The resurgence of military coup rumors is not a coincidence; it is a clinical symptom of a democracy in profound failure. The disturbing truth is that, for any attempt to disrupt the constitutional order to gain traction, plotters must first conduct a reconnaissance of the public mood.
And right now, the mood of Nigeria is one of exhausted, desperate despair—a mood that, tragically, creates a perverse sense of permission for non-democratic forces. This is the grim realization under the current administration: the political elite has pushed the populace so far to the brink that the unthinkable—military intervention—is no longer merely a distant historical regret, but a whisper of radical relief.
For nearly two decades, stability was maintained because, despite the imperfections of the PDP era and the early years of the APC, the average Nigerian was not fundamentally threatened with starvation or economic erasure.

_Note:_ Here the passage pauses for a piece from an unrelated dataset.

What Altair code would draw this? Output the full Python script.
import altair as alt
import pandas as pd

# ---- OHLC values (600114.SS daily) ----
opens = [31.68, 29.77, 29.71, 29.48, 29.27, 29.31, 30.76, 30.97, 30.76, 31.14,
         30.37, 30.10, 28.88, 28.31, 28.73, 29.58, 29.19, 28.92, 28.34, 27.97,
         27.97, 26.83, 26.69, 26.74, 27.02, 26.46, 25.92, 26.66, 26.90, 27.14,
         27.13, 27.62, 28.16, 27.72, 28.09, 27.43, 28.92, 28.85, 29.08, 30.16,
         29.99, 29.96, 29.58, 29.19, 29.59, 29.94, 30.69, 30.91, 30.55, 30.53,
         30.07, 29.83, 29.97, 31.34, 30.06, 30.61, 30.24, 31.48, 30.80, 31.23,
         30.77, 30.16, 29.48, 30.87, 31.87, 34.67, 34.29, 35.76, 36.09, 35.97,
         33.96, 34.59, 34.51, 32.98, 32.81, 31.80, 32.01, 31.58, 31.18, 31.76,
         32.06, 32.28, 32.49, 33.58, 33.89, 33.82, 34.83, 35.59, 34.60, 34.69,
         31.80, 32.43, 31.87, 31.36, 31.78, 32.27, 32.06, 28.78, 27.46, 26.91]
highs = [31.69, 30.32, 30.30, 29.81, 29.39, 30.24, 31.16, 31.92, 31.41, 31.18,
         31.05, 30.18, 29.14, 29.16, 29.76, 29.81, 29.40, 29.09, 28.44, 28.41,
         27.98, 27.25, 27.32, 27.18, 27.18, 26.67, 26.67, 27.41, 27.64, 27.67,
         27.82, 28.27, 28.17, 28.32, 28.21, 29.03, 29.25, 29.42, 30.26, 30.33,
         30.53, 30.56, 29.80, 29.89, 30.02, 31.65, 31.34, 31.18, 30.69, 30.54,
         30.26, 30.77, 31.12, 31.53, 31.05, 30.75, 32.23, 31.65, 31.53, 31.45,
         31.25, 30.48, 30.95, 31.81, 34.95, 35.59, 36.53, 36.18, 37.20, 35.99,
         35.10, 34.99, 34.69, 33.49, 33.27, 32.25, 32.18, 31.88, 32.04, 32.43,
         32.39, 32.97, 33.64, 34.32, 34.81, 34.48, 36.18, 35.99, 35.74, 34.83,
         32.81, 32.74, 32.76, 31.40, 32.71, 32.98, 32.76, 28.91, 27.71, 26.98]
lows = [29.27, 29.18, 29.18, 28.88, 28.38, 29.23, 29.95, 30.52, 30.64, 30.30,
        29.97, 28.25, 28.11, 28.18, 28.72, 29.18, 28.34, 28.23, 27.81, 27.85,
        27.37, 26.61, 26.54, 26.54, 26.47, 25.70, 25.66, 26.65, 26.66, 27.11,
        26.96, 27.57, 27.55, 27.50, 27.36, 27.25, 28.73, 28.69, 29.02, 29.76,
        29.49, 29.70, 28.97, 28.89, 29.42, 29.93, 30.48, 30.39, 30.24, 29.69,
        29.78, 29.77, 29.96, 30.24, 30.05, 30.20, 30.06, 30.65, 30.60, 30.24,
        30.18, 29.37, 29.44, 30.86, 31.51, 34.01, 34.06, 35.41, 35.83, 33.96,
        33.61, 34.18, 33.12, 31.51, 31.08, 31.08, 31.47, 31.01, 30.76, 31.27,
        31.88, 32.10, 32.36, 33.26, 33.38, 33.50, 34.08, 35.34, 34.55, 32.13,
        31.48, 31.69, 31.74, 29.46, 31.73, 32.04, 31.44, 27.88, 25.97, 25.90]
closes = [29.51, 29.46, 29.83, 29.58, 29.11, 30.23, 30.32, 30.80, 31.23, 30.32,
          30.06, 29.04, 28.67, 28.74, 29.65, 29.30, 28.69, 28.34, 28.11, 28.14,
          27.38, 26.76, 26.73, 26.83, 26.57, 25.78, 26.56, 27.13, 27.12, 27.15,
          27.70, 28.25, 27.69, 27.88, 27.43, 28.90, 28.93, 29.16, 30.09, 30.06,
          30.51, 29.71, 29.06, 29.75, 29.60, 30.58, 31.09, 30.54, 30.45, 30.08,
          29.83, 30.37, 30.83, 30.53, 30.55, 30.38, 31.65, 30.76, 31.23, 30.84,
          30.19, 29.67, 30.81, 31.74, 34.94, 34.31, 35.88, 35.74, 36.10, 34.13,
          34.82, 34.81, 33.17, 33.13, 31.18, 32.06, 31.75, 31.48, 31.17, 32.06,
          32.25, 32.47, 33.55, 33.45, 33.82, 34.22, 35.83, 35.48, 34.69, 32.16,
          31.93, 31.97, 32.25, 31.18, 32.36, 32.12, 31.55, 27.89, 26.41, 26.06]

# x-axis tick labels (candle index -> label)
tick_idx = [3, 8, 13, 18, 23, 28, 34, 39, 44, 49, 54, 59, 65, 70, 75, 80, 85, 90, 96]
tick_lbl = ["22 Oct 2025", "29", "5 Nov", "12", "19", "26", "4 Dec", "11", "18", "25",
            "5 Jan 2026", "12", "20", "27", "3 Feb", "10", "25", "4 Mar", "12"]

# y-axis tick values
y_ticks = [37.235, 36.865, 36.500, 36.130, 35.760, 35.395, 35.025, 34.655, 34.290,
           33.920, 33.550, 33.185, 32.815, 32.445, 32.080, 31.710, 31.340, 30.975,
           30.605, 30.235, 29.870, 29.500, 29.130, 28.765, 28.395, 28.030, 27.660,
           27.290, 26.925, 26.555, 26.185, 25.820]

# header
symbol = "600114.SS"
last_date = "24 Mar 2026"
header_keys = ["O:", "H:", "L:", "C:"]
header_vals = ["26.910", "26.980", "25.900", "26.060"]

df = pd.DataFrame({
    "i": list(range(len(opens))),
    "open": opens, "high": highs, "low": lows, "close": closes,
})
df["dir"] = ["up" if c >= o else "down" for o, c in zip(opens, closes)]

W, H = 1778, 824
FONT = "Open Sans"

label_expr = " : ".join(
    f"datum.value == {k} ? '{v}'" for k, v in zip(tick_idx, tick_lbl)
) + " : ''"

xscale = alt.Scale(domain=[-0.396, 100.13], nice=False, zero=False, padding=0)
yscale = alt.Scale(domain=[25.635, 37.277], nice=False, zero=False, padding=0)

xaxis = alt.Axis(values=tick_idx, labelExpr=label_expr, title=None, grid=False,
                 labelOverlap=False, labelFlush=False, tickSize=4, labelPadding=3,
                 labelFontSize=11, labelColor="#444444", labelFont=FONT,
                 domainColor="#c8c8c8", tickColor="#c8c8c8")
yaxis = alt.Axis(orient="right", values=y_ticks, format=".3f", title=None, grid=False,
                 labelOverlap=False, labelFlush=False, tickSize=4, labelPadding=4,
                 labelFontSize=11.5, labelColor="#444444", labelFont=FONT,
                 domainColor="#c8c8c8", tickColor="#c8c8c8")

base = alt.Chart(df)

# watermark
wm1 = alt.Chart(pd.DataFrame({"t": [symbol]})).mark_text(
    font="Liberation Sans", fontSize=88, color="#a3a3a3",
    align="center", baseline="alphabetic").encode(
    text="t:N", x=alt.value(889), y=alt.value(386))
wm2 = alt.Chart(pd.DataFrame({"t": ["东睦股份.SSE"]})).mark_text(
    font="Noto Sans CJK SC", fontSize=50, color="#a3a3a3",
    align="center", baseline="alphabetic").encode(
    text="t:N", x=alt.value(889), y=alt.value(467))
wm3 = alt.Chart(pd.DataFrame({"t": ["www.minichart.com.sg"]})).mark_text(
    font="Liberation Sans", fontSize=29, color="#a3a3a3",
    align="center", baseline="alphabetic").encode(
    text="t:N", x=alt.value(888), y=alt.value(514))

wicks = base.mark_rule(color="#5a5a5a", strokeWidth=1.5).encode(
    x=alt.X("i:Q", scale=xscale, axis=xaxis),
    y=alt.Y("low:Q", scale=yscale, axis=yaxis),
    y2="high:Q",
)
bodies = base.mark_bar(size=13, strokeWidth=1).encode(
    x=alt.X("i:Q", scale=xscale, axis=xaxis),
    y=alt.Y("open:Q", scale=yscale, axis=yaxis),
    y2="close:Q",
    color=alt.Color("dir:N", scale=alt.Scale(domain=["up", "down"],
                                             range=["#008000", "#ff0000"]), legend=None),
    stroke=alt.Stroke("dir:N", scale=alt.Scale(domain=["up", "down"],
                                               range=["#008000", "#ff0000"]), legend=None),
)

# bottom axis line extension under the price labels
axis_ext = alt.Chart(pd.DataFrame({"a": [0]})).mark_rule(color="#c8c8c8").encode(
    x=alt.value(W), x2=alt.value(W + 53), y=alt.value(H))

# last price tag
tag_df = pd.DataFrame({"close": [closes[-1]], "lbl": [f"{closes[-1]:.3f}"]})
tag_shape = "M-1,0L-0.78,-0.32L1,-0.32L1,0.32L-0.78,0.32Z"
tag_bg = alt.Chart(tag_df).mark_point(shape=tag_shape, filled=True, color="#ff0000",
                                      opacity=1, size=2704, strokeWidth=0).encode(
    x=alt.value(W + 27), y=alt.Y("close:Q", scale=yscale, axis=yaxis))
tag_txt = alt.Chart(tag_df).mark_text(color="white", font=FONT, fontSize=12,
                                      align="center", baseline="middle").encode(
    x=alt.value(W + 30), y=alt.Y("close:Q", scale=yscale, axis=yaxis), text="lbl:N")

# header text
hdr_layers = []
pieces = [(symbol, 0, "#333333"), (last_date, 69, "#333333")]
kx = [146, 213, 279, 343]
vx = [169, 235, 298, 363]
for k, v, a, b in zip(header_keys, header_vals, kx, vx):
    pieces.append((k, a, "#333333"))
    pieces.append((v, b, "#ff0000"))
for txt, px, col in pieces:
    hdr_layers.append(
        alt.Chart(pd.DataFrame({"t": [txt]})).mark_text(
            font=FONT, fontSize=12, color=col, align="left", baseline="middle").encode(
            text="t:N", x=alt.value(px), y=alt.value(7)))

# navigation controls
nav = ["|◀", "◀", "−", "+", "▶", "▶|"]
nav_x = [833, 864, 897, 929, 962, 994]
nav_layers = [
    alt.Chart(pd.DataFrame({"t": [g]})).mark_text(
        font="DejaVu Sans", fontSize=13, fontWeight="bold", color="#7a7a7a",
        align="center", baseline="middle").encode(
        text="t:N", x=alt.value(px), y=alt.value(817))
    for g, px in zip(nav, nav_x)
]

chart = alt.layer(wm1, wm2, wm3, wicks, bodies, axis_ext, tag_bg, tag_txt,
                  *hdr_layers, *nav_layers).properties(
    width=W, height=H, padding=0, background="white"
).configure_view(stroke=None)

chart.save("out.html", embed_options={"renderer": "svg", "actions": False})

That stability, however, has been systematically dismantled by the current wave of sudden, crippling policies—the subsidy removal, the currency freefall, and the resulting hyper-inflation.

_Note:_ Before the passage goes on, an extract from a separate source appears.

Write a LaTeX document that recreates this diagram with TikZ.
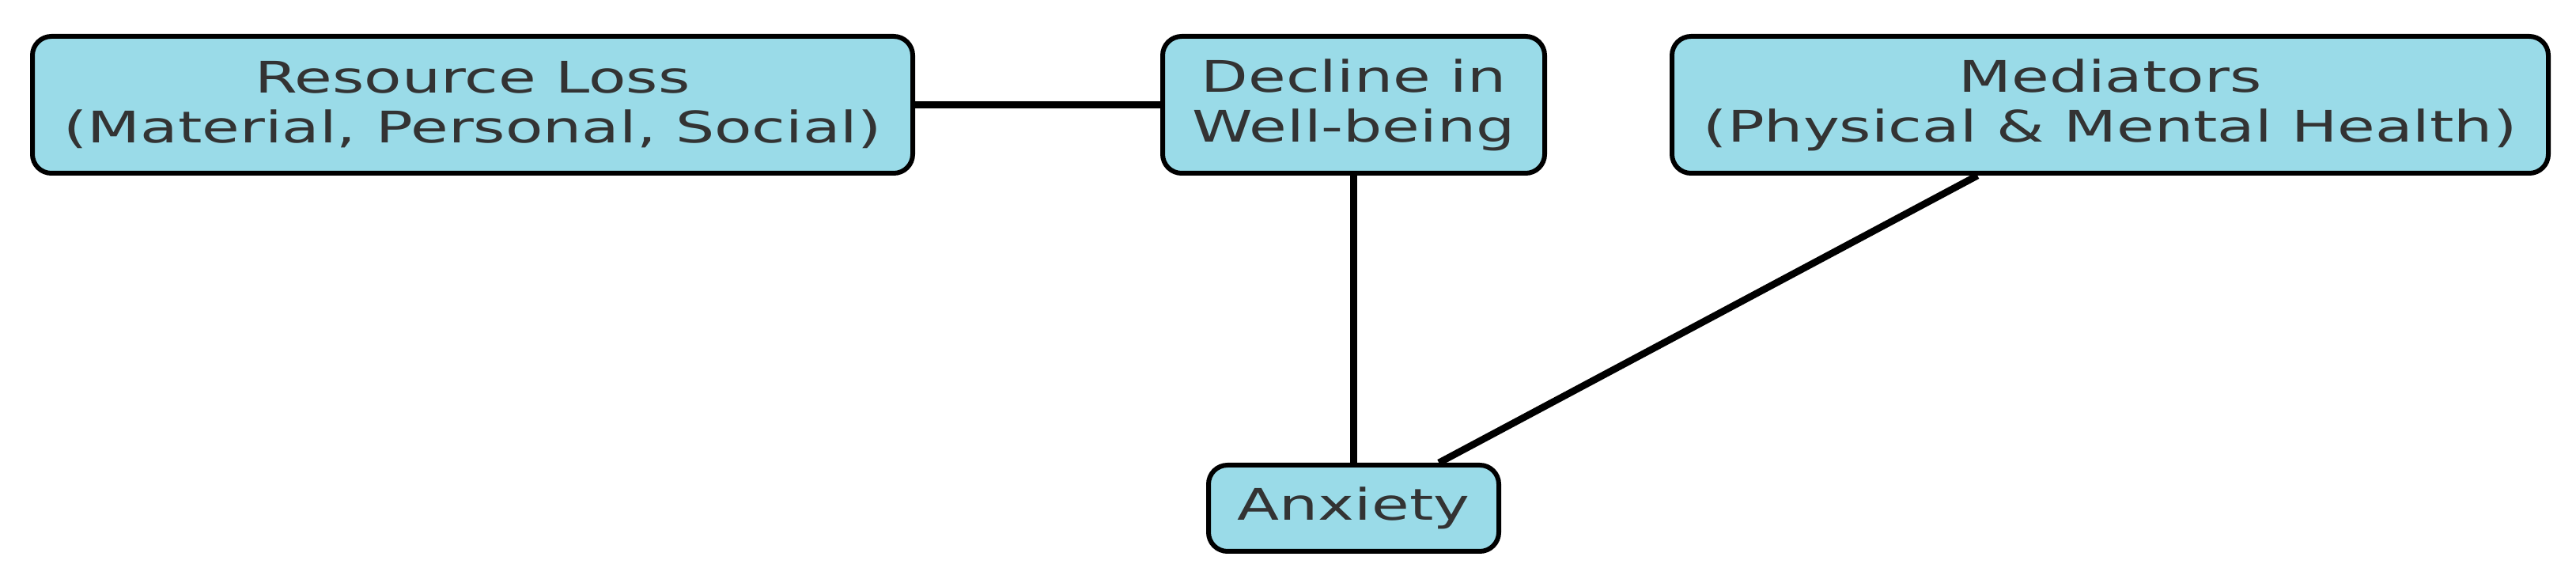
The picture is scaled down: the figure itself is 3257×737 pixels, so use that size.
\documentclass[tikz,border=0pt]{standalone}
\usepackage{fontspec}
\setmainfont{DejaVu Sans}[FakeStretch=1.41]
\definecolor{boxfill}{RGB}{154,219,232}
\definecolor{txt}{RGB}{51,51,51}
\tikzset{
  box/.style={draw=black, line width=1.5pt, fill=boxfill, rounded corners=6pt,
    align=center, inner sep=0pt, text=txt,
    font=\fontsize{13.75}{15.75}\selectfont},
  link/.style={draw=black, line width=2.2pt}
}
\begin{document}
\begin{tikzpicture}[x=0.25pt,y=-0.25pt]
\useasboundingbox (0,0) rectangle (3257,737);
\node[box, minimum width=1113*0.25pt, minimum height=173*0.25pt] (res) at (597.5,132.5) {Resource Loss\\(Material, Personal, Social)};
\node[box, minimum width=483*0.25pt, minimum height=173*0.25pt] (dec) at (1711.5,132.5) {Decline in\\Well-being};
\node[box, minimum width=1108*0.25pt, minimum height=173*0.25pt] (med) at (2668,132.5) {Mediators\\(Physical \& Mental Health)};
\node[box, minimum width=367*0.25pt, minimum height=109*0.25pt] (anx) at (1711.5,642.5) {Anxiety};
\draw[link] (res) -- (dec);
\draw[link] (dec) -- (anx);
\draw[link] (med) -- (anx);
\end{tikzpicture}
\end{document}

When millions of households fall into extreme poverty overnight, democracy ceases to be a noble goal and becomes an unbearable burden. It is precisely this pervasive loss of hope that plotters bank on. Military regimes do not overthrow functional governments; they move on exhausted populations who have lost all faith in the legitimate process to deliver justice, security, and basic subsistence.
The silence that once shielded our democracy is now replaced by the clamor of public suffering, a sound that, to the anti-democratic ear, sounds dangerously like approval. The tragedy here is twofold. First, the ruling class has failed to recognize that its inability to manage the economy is a greater threat to national security than any opposition rally. Second, many Nigerians are tragically forgetting the dark lessons of history. Military rule is never a solution. It is a suspension of civil rights, a stifling of free speech, and the exchange of one form of corruption for another, far more violent and unaccountable one. It does not feed the hungry; it only silences them. The only way to decisively defeat the insidious spirit of the coup is not through military arrests, but through transparent, immediate, and effective governance.
President Tinubu’s administration must understand that the real national security threat is the empty stomach and the closed mind of the citizen who believes the ballot box is useless. Until the economic conditions that have broken the nation’s spirit are reversed, the soil remains fertile for anti-democratic weeds, and the desperate mood will continue to tempt the military to intervene. The onus is on the democratic leadership to prove, before it is too late, that civilian rule is still the only viable path to progress.